I know I was complaining about this earlier this year but I have to say that April was really quiet, as far as small business research goes.
The good news is that there are some real gems among the few releases we had.
In light of the frequently repeated jobs-jobs-jobs mantra, a policy brief out of Harvard’s Kennedy School of Government answering the question “What Makes A City Entrepreneurial?” was both timely and intriguing.
On the surface, the answer to that question is fairly intuitive — although I’ll put it differently than the good researchers at Harvard did. The easier and cheaper it is to start and run a business, and the more room there is in the local or regional economy (less dominated by large companies that crowd out the smaller ones), the more independent small businesses there are.
That matters because these guys found that a 10% increase in average establishment size in a metropolitan area corresponded with a 7% decline in subsequent job growth due to new startups (and you’ll recall that the Kauffman Foundation has pretty well established that startups are responsible for all net new jobs).
For that matter, even new startups that are associated with older, larger, established firms don’t really help. In that situation, there was a 5% decline in employment growth due to new startups.

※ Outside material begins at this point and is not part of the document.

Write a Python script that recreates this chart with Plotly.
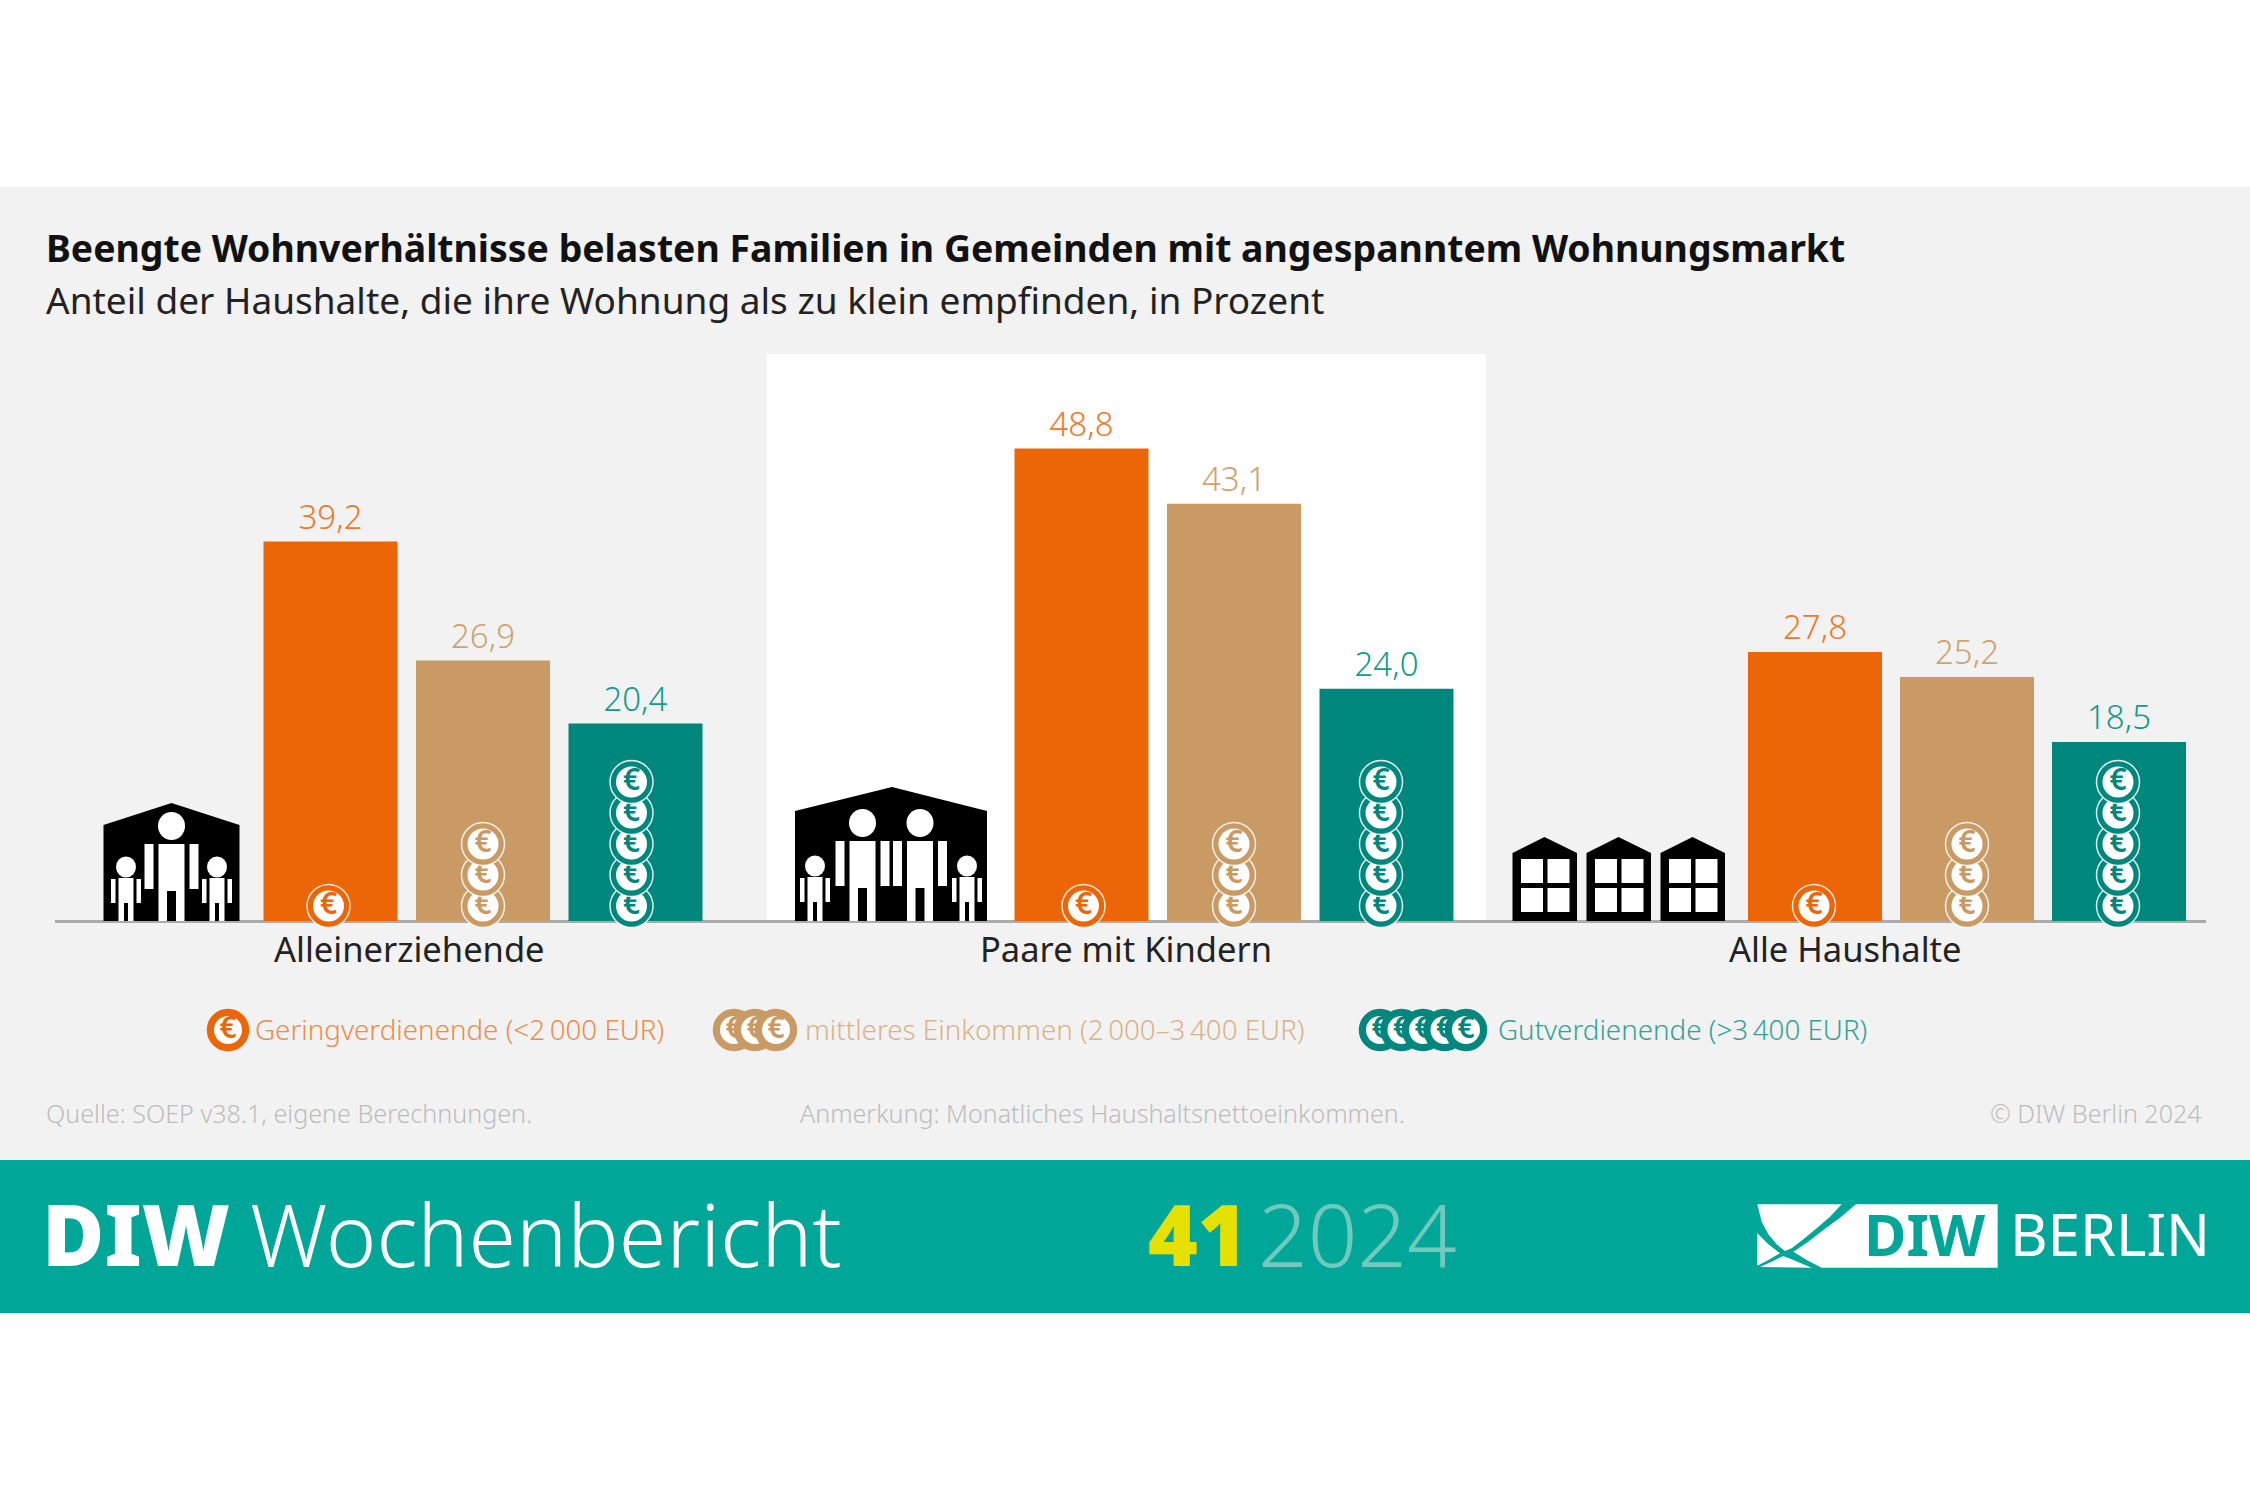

Conversely, they found that:
In fact, along with January temperature and share of the population with college degrees, an abundance of small, independent firms is one of the best predictors of urban growth, a fact that raises questions about the occasional local development strategy of chasing large employers with generous tax breaks. (Emphasis mine)
Since this is a policy brief, it would have been incomplete without a few policy recommendations. First on their list: lawmakers, stop with the smoke-stack chasing, they say. Those big boys “may provide an immediate headline associated with new jobs,” but for sustained job growth you do better with small business startups.
Another policy recommendation: instead of doing things that government isn’t good at (like playing venture capitalist), policy makers should focus on “quality of life policies that can attract smart, entrepreneurial people” and then, once they arrive, get out of their way.
The Real Voice of Small Business … No, Really
The National Federation of Independent Business (NFIB) came out with a rather bizarre piece of research this month in answer to the question, “Does the NFIB’s research reasonably represent the majority of small business owners?” (The paper can be downloaded with this link.)
In order to answer that question, they performed parallel surveys of their members and a group of business owners discovered by way of DUNS numbers. They found that the responses of the two groups were very close, except that, on occasion, the DUNS group was a bit more conservative. Thus, they concluded, their surveys were a valid voice of U.S. small businesses.
The only problem with that is that small businesses with DUNS numbers are not typical of the majority of U.S. small businesses either. Most microbusinesses, for example, don’t have DUNS numbers. So, given the nature of the DUNS number business population, this research hasn’t really proved anything — or at least, not to anyone who was inclined to ask the question to begin with.
Speaking personally, I don’t really know why the NFIB would care one way or another. They do good, clean small business research, and if their samples tend to better reflect the larger small businesses that would be called medium-sized businesses anywhere else in the world, that’s not a bad thing. Somebody needs to do research on them; they are seriously outnumbered by microbusinesses but they serve an important purpose for the economy, as important in their way as those feisty startups that everybody loves this week.
Microloan Under The Microscope
During the first half of last year, domestic microfinance outfits found themselves at the center of quite a bit of warm and fuzzy attention as one of only a handful of financial services providers still providing loans to small businesses.
In fact, there were some small business owners who would otherwise not have considered for a microloan (being outside their normal target market), who concluded after an experience with a microfinance organization that the typical combination of financing plus technical assistance was the best thing since sliced bread.
The Aspen Institute has been tracking outcomes for U.S. domestic microfinance efforts in an initiative called MicroTest and a recent report looks at five years’ worth of outcomes to get a bigger picture.
The picture is not what you might expect. There were not as many episodes of “build the business from scratch” stories to be had. Over the five years of data that had been collected, the most successful microloan borrowers came into the program with an existing business that was earning something along the lines of $100,000 in average annual revenues.
The five-year survival rate for these firms was 88% and earnings increased over the period (with microenterprise development organization support) to an average of about $170,000 per year. Successful microfinance clients also tended to stay small but they still tended to better-than-double the size of their workforce, on average, over the five-year period (from 2.1 workers to 5.6 workers).
Most significant from this study is its finding that success for these clients is positively related to borrowing. Getting business management training alone is not enough. Given the way that most microbusinesses are undercapitalized, that makes quite a lot of sense but is also only underscores the difficulty that microbusinesses were having with access to capital long before Wall Street crashed and burned.